En un baño compartido escuchas comentarios divertidos, a veces oyes cosas que no quieres oír, también están esos comentarios cliché que, de todas maneras, te hacen sonreír… Es que siempre podemos hablar de la música, del lugar, de cuán larga está la fila, de la vejiga errante, de las bebidas…
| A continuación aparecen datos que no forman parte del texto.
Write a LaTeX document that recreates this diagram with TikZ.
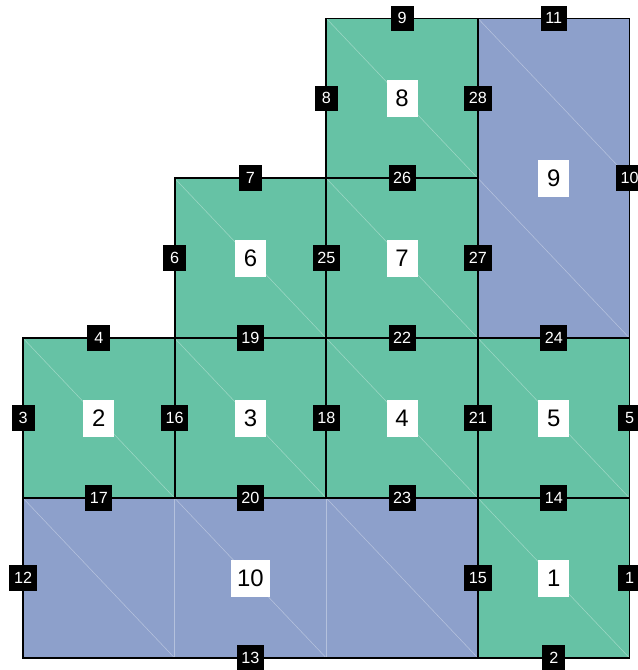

–Me encanta, pero su chica está con él…

¿Cuál es el objetivo de todo esto? Conocer. Mirarle los labios a la otra persona. Mirar su pantalón cuando por fin llega su turno, saber o creer saber qué piensa, pretender ser interesante, diferente. El baño de este lugar es también la oportunidad de estar más cerca, porque él la miró y sus ojos la siguieron, porque bajo la luz encendida del baño compartido es posible distinguir su rostro mejor que cuando baila, sin control, extasiada, en la pista que se oculta bajo los rayos intermitentes de luz electrónica.

–¡Qué mal pincha este man!

Existe un código para los baños compartidos: todos miramos, todos sabemos, pero no lo diremos más. Dentro del baño compartido quedan el tampón usado, los vellos púbicos, el papel desechado donde cayó, el vómito de la borrachera feliz y los restos de uno que otro polvo furtivo. Afuera, con la oscuridad del neón, la música y la cerveza, nadie sabe nada. Las miradas, las palabras, el amor y el odio quedan entre esas paredes delgadas, improvisadas para juntarnos durante preciosos minutos en nuestra colectiva intimidad.

–¿Será que nos metemos la de caña que tengo en el auto?